# start of Raw data
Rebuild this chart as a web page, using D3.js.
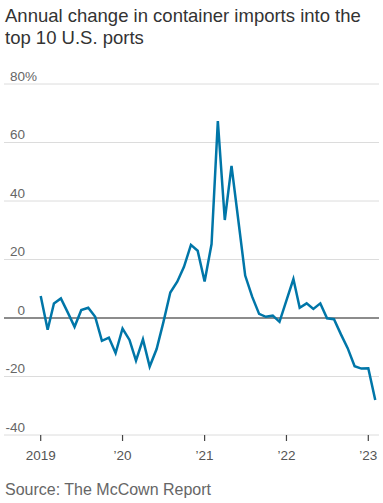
<!DOCTYPE html>
<html>
<head>
<meta charset="utf-8">
<script src="https://cdn.jsdelivr.net/npm/d3@7"></script>
<style>
  html, body { margin: 0; padding: 0; background: #fff; }
  svg { display: block; font-family: "Liberation Sans", Arial, sans-serif; }
</style>
</head>
<body>
<svg id="chart" width="383" height="503"></svg>
<script>
// ---- Data ----
const titleLines = ["Annual change in container imports into the", "top 10 U.S. ports"];
const sourceText = "Source: The McCown Report";
const months = [
  "2019-01","2019-02","2019-03","2019-04","2019-05","2019-06","2019-07","2019-08","2019-09","2019-10","2019-11","2019-12",
  "2020-01","2020-02","2020-03","2020-04","2020-05","2020-06","2020-07","2020-08","2020-09","2020-10","2020-11","2020-12",
  "2021-01","2021-02","2021-03","2021-04","2021-05","2021-06","2021-07","2021-08","2021-09","2021-10","2021-11","2021-12",
  "2022-01","2022-02","2022-03","2022-04","2022-05","2022-06","2022-07","2022-08","2022-09","2022-10","2022-11","2022-12",
  "2023-01","2023-02"
];
const changePct = [
  7.5, -4, 5, 6.7, 2, -3, 2.7, 3.5, 0.4, -7.8, -6.7, -12,
  -3.6, -7.5, -14.6, -7.3, -16.6, -10.6, -1.5, 8.7, 12.4, 17.5, 25, 23,
  12.5, 25.3, 67.3, 33.5, 52, 33, 14.5, 7.3, 1.4, 0.4, 0.8, -1.3,
  6, 13.3, 3.5, 5, 3.1, 5, -0.1, -0.4, -5.6, -10.3, -16.5, -17.3,
  -17.2, -28
];
const yTicks = [80, 60, 40, 20, 0, -20, -40];
const xTickYears = [2019, 2020, 2021, 2022, 2023];
const xTickLabels = ["2019", "\u201920", "\u201921", "\u201922", "\u201923"];

// ---- Chart ----
const svg = d3.select("#chart");
const parse = d3.timeParse("%Y-%m");
const data = months.map((m, i) => ({ date: parse(m), value: changePct[i] }));

const x = d3.scaleTime()
  .domain([new Date(2019, 0, 1), new Date(2023, 0, 1)])
  .range([40.7, 368.3]);
const y = d3.scaleLinear().domain([-40, 80]).range([435, 84]);

const gridLeft = 4, gridRight = 379;

// title
svg.append("g").selectAll("text").data(titleLines).join("text")
  .attr("x", 5).attr("y", (d, i) => 22 + i * 22)
  .attr("fill", "#333").attr("font-size", "18.5px")
  .text(d => d);

// gridlines
svg.append("g").selectAll("line").data(yTicks.filter(d => d !== 0)).join("line")
  .attr("x1", gridLeft).attr("x2", gridRight)
  .attr("y1", d => y(d)).attr("y2", d => y(d))
  .attr("stroke", "#dcdcdc").attr("stroke-width", 1);

// y labels
const yl = svg.append("g").attr("fill", "#666").attr("font-size", "13.5px");
yl.selectAll("text").data(yTicks).join("text")
  .attr("x", 25).attr("y", d => y(d) - 3.5)
  .attr("text-anchor", "end")
  .text(d => String(d));
yl.append("text").attr("x", 25).attr("y", y(yTicks[0]) - 3.5).text("%");

// x axis ticks
const xg = svg.append("g");
xg.selectAll("line").data(xTickYears).join("line")
  .attr("x1", d => x(new Date(d, 0, 1))).attr("x2", d => x(new Date(d, 0, 1)))
  .attr("y1", y(-40)).attr("y2", y(-40) + 6)
  .attr("stroke", "#444").attr("stroke-width", 1.2);
xg.selectAll("text").data(xTickYears).join("text")
  .attr("x", d => x(new Date(d, 0, 1))).attr("y", 460)
  .attr("text-anchor", "middle")
  .attr("fill", "#555").attr("font-size", "13.5px")
  .text((d, i) => xTickLabels[i]);

// zero line
svg.append("line")
  .attr("x1", gridLeft).attr("x2", gridRight)
  .attr("y1", y(0)).attr("y2", y(0))
  .attr("stroke", "#666").attr("stroke-width", 1.5);

// data line
const line = d3.line().x(d => x(d.date)).y(d => y(d.value));
svg.append("path").datum(data)
  .attr("d", line)
  .attr("fill", "none")
  .attr("stroke", "#0076a8")
  .attr("stroke-width", 2.5)
  .attr("stroke-linejoin", "miter")
  .attr("stroke-miterlimit", 4);

// source
svg.append("text")
  .attr("x", 5).attr("y", 495)
  .attr("fill", "#666").attr("font-size", "16px")
  .text(sourceText);
</script>
</body>
</html>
# end of Raw data
## Problem to work on
Output an exact copy of the material, with the pictures removed.

## Exercise solution
Rebuild this chart as a web page, using D3.js.
<!DOCTYPE html>
<html>
<head>
<meta charset="utf-8">
<script src="https://cdn.jsdelivr.net/npm/d3@7"></script>
<style>
  html, body { margin: 0; padding: 0; background: #fff; }
  svg { display: block; font-family: "Liberation Sans", Arial, sans-serif; }
</style>
</head>
<body>
<svg id="chart" width="383" height="503"></svg>
<script>
// ---- Data ----
const titleLines = ["Annual change in container imports into the", "top 10 U.S. ports"];
const sourceText = "Source: The McCown Report";
const months = [
  "2019-01","2019-02","2019-03","2019-04","2019-05","2019-06","2019-07","2019-08","2019-09","2019-10","2019-11","2019-12",
  "2020-01","2020-02","2020-03","2020-04","2020-05","2020-06","2020-07","2020-08","2020-09","2020-10","2020-11","2020-12",
  "2021-01","2021-02","2021-03","2021-04","2021-05","2021-06","2021-07","2021-08","2021-09","2021-10","2021-11","2021-12",
  "2022-01","2022-02","2022-03","2022-04","2022-05","2022-06","2022-07","2022-08","2022-09","2022-10","2022-11","2022-12",
  "2023-01","2023-02"
];
const changePct = [
  7.5, -4, 5, 6.7, 2, -3, 2.7, 3.5, 0.4, -7.8, -6.7, -12,
  -3.6, -7.5, -14.6, -7.3, -16.6, -10.6, -1.5, 8.7, 12.4, 17.5, 25, 23,
  12.5, 25.3, 67.3, 33.5, 52, 33, 14.5, 7.3, 1.4, 0.4, 0.8, -1.3,
  6, 13.3, 3.5, 5, 3.1, 5, -0.1, -0.4, -5.6, -10.3, -16.5, -17.3,
  -17.2, -28
];
const yTicks = [80, 60, 40, 20, 0, -20, -40];
const xTickYears = [2019, 2020, 2021, 2022, 2023];
const xTickLabels = ["2019", "\u201920", "\u201921", "\u201922", "\u201923"];

// ---- Chart ----
const svg = d3.select("#chart");
const parse = d3.timeParse("%Y-%m");
const data = months.map((m, i) => ({ date: parse(m), value: changePct[i] }));

const x = d3.scaleTime()
  .domain([new Date(2019, 0, 1), new Date(2023, 0, 1)])
  .range([40.7, 368.3]);
const y = d3.scaleLinear().domain([-40, 80]).range([435, 84]);

const gridLeft = 4, gridRight = 379;

// title
svg.append("g").selectAll("text").data(titleLines).join("text")
  .attr("x", 5).attr("y", (d, i) => 22 + i * 22)
  .attr("fill", "#333").attr("font-size", "18.5px")
  .text(d => d);

// gridlines
svg.append("g").selectAll("line").data(yTicks.filter(d => d !== 0)).join("line")
  .attr("x1", gridLeft).attr("x2", gridRight)
  .attr("y1", d => y(d)).attr("y2", d => y(d))
  .attr("stroke", "#dcdcdc").attr("stroke-width", 1);

// y labels
const yl = svg.append("g").attr("fill", "#666").attr("font-size", "13.5px");
yl.selectAll("text").data(yTicks).join("text")
  .attr("x", 25).attr("y", d => y(d) - 3.5)
  .attr("text-anchor", "end")
  .text(d => String(d));
yl.append("text").attr("x", 25).attr("y", y(yTicks[0]) - 3.5).text("%");

// x axis ticks
const xg = svg.append("g");
xg.selectAll("line").data(xTickYears).join("line")
  .attr("x1", d => x(new Date(d, 0, 1))).attr("x2", d => x(new Date(d, 0, 1)))
  .attr("y1", y(-40)).attr("y2", y(-40) + 6)
  .attr("stroke", "#444").attr("stroke-width", 1.2);
xg.selectAll("text").data(xTickYears).join("text")
  .attr("x", d => x(new Date(d, 0, 1))).attr("y", 460)
  .attr("text-anchor", "middle")
  .attr("fill", "#555").attr("font-size", "13.5px")
  .text((d, i) => xTickLabels[i]);

// zero line
svg.append("line")
  .attr("x1", gridLeft).attr("x2", gridRight)
  .attr("y1", y(0)).attr("y2", y(0))
  .attr("stroke", "#666").attr("stroke-width", 1.5);

// data line
const line = d3.line().x(d => x(d.date)).y(d => y(d.value));
svg.append("path").datum(data)
  .attr("d", line)
  .attr("fill", "none")
  .attr("stroke", "#0076a8")
  .attr("stroke-width", 2.5)
  .attr("stroke-linejoin", "miter")
  .attr("stroke-miterlimit", 4);

// source
svg.append("text")
  .attr("x", 5).attr("y", 495)
  .attr("fill", "#666").attr("font-size", "16px")
  .text(sourceText);
</script>
</body>
</html>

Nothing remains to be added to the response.